→ **EXERCISE**
Repeat the listing word for word. No pictures belong in the copy.
-.-.-
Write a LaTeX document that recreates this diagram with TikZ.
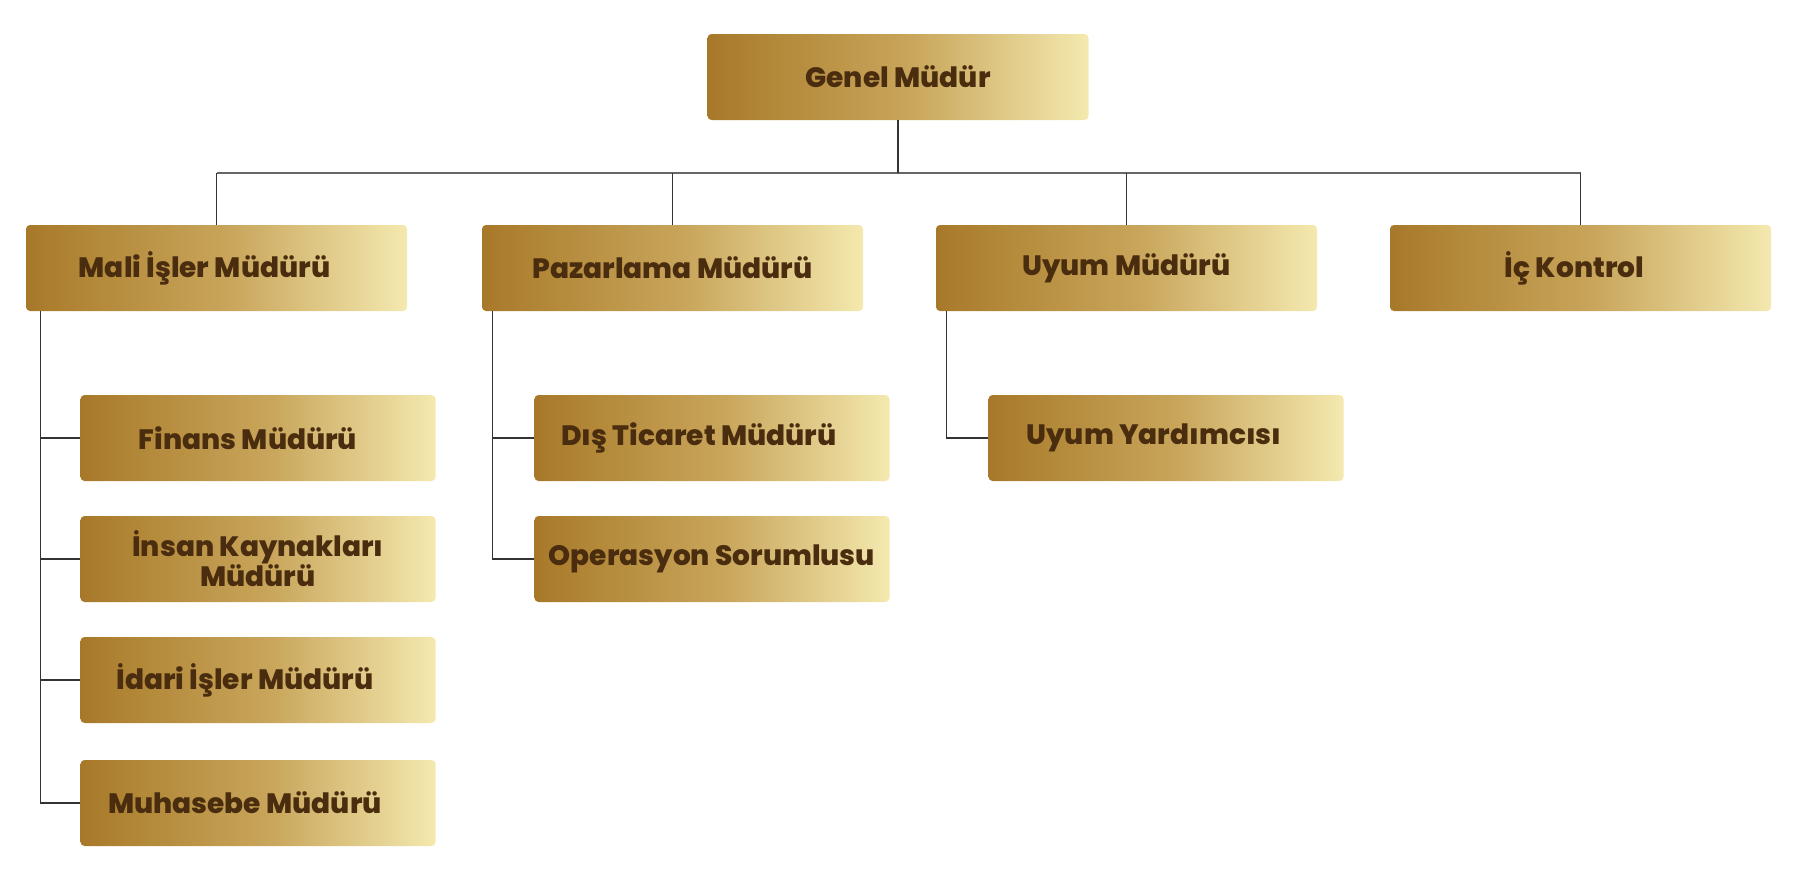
\documentclass[tikz,border=0pt]{standalone}
\usepackage{fontspec}
\setmainfont{Poppins}[BoldFont={Poppins ExtraBold}]
\definecolor{gA}{HTML}{A8782A}
\definecolor{gB}{HTML}{AE8232}
\definecolor{gC}{HTML}{C9A65C}
\definecolor{gD}{HTML}{F4E9AF}
\definecolor{txt}{HTML}{4A2C0E}
\definecolor{bar}{HTML}{666666}
\definecolor{ln}{HTML}{333333}
\pgfdeclarehorizontalshading{gold}{100bp}{color(0bp)=(gA); color(25bp)=(gA); color(30bp)=(gB); color(52bp)=(gC); color(75bp)=(gD); color(100bp)=(gD)}
\begin{document}
\begin{tikzpicture}[x=1pt,y=-1pt,
  box/.style={rectangle, rounded corners=4pt, shading=gold, minimum height=86pt, inner sep=0pt},
  topbox/.style={box, minimum width=381pt},
  subbox/.style={box, minimum width=355pt},
  lbl/.style={text=txt, font=\fontsize{28}{30}\selectfont\bfseries, align=center, inner sep=0pt},
  mainline/.style={draw=bar, line width=2pt},
  conn/.style={draw=ln, line width=1.3pt}]
\useasboundingbox (0,0) rectangle (1800,876);
% boxes
\node[topbox] (gen) at (898,77) {};
\node[topbox] (mali) at (216.5,268) {};
\node[topbox] (paz) at (672.5,268) {};
\node[topbox] (uyum) at (1126.5,268) {};
\node[topbox] (ic) at (1580.5,268) {};
\node[subbox] (fin) at (258,438) {};
\node[subbox] (ins) at (258,559) {};
\node[subbox] (ida) at (258,680) {};
\node[subbox] (muh) at (258,803) {};
\node[subbox] (dis) at (712,438) {};
\node[subbox] (ope) at (712,559) {};
\node[subbox] (yar) at (1166,438) {};
% labels
\node[lbl] (gen-t) at (gen.center) {Genel Müdür};
\node[lbl] (mali-t) at ([xshift=-12pt]mali.center) {Mali İşler Müdürü};
\node[lbl] (paz-t) at (paz.center) {Pazarlama Müdürü};
\node[lbl] (uyum-t) at (uyum.center) {Uyum Müdürü};
\node[lbl] (ic-t) at ([xshift=-6pt]ic.center) {İç Kontrol};
\node[lbl] (fin-t) at ([xshift=-10pt]fin.center) {Finans Müdürü};
\node[lbl] (ins-t) at (ins.center) {İnsan Kaynakları\\Müdürü};
\node[lbl] (ida-t) at ([xshift=-13pt]ida.center) {İdari İşler Müdürü};
\node[lbl] (muh-t) at ([xshift=-13pt]muh.center) {Muhasebe Müdürü};
\node[lbl] (dis-t) at ([xshift=-13pt]dis.center) {Dış Ticaret Müdürü};
\node[lbl] (ope-t) at (ope.center) {Operasyon Sorumlusu};
\node[lbl] (yar-t) at ([xshift=-12pt]yar.center) {Uyum Yardımcısı};
% top-level connectors
\coordinate (hub) at (898,173);
\draw[mainline] (mali.north |- hub) -- (ic.north |- hub);
\draw[conn] (gen.south) -- (hub);
\draw[conn] (mali.north |- hub) -- (mali.north);
\draw[conn] (paz.north |- hub) -- (paz.north);
\draw[conn] (uyum.north |- hub) -- (uyum.north);
\draw[conn] (ic.north |- hub) -- (ic.north);
% child connectors
\coordinate (busA) at ([xshift=14.5pt]mali.south west);
\coordinate (busB) at ([xshift=11pt]paz.south west);
\coordinate (busC) at ([xshift=11pt]uyum.south west);
\draw[conn] (busA) |- (muh.west);
\draw[conn] (fin.west) -- (fin.west -| busA);
\draw[conn] (ins.west) -- (ins.west -| busA);
\draw[conn] (ida.west) -- (ida.west -| busA);
\draw[conn] (busB) |- (ope.west);
\draw[conn] (dis.west) -- (dis.west -| busB);
\draw[conn] (busC) |- (yar.west);
\end{tikzpicture}
\end{document}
-.-.-
→ **ANSWER BELOW**
Write a LaTeX document that recreates this diagram with TikZ.
\documentclass[tikz,border=0pt]{standalone}
\usepackage{fontspec}
\setmainfont{Poppins}[BoldFont={Poppins ExtraBold}]
\definecolor{gA}{HTML}{A8782A}
\definecolor{gB}{HTML}{AE8232}
\definecolor{gC}{HTML}{C9A65C}
\definecolor{gD}{HTML}{F4E9AF}
\definecolor{txt}{HTML}{4A2C0E}
\definecolor{bar}{HTML}{666666}
\definecolor{ln}{HTML}{333333}
\pgfdeclarehorizontalshading{gold}{100bp}{color(0bp)=(gA); color(25bp)=(gA); color(30bp)=(gB); color(52bp)=(gC); color(75bp)=(gD); color(100bp)=(gD)}
\begin{document}
\begin{tikzpicture}[x=1pt,y=-1pt,
  box/.style={rectangle, rounded corners=4pt, shading=gold, minimum height=86pt, inner sep=0pt},
  topbox/.style={box, minimum width=381pt},
  subbox/.style={box, minimum width=355pt},
  lbl/.style={text=txt, font=\fontsize{28}{30}\selectfont\bfseries, align=center, inner sep=0pt},
  mainline/.style={draw=bar, line width=2pt},
  conn/.style={draw=ln, line width=1.3pt}]
\useasboundingbox (0,0) rectangle (1800,876);
% boxes
\node[topbox] (gen) at (898,77) {};
\node[topbox] (mali) at (216.5,268) {};
\node[topbox] (paz) at (672.5,268) {};
\node[topbox] (uyum) at (1126.5,268) {};
\node[topbox] (ic) at (1580.5,268) {};
\node[subbox] (fin) at (258,438) {};
\node[subbox] (ins) at (258,559) {};
\node[subbox] (ida) at (258,680) {};
\node[subbox] (muh) at (258,803) {};
\node[subbox] (dis) at (712,438) {};
\node[subbox] (ope) at (712,559) {};
\node[subbox] (yar) at (1166,438) {};
% labels
\node[lbl] (gen-t) at (gen.center) {Genel Müdür};
\node[lbl] (mali-t) at ([xshift=-12pt]mali.center) {Mali İşler Müdürü};
\node[lbl] (paz-t) at (paz.center) {Pazarlama Müdürü};
\node[lbl] (uyum-t) at (uyum.center) {Uyum Müdürü};
\node[lbl] (ic-t) at ([xshift=-6pt]ic.center) {İç Kontrol};
\node[lbl] (fin-t) at ([xshift=-10pt]fin.center) {Finans Müdürü};
\node[lbl] (ins-t) at (ins.center) {İnsan Kaynakları\\Müdürü};
\node[lbl] (ida-t) at ([xshift=-13pt]ida.center) {İdari İşler Müdürü};
\node[lbl] (muh-t) at ([xshift=-13pt]muh.center) {Muhasebe Müdürü};
\node[lbl] (dis-t) at ([xshift=-13pt]dis.center) {Dış Ticaret Müdürü};
\node[lbl] (ope-t) at (ope.center) {Operasyon Sorumlusu};
\node[lbl] (yar-t) at ([xshift=-12pt]yar.center) {Uyum Yardımcısı};
% top-level connectors
\coordinate (hub) at (898,173);
\draw[mainline] (mali.north |- hub) -- (ic.north |- hub);
\draw[conn] (gen.south) -- (hub);
\draw[conn] (mali.north |- hub) -- (mali.north);
\draw[conn] (paz.north |- hub) -- (paz.north);
\draw[conn] (uyum.north |- hub) -- (uyum.north);
\draw[conn] (ic.north |- hub) -- (ic.north);
% child connectors
\coordinate (busA) at ([xshift=14.5pt]mali.south west);
\coordinate (busB) at ([xshift=11pt]paz.south west);
\coordinate (busC) at ([xshift=11pt]uyum.south west);
\draw[conn] (busA) |- (muh.west);
\draw[conn] (fin.west) -- (fin.west -| busA);
\draw[conn] (ins.west) -- (ins.west -| busA);
\draw[conn] (ida.west) -- (ida.west -| busA);
\draw[conn] (busB) |- (ope.west);
\draw[conn] (dis.west) -- (dis.west -| busB);
\draw[conn] (busC) |- (yar.west);
\end{tikzpicture}
\end{document}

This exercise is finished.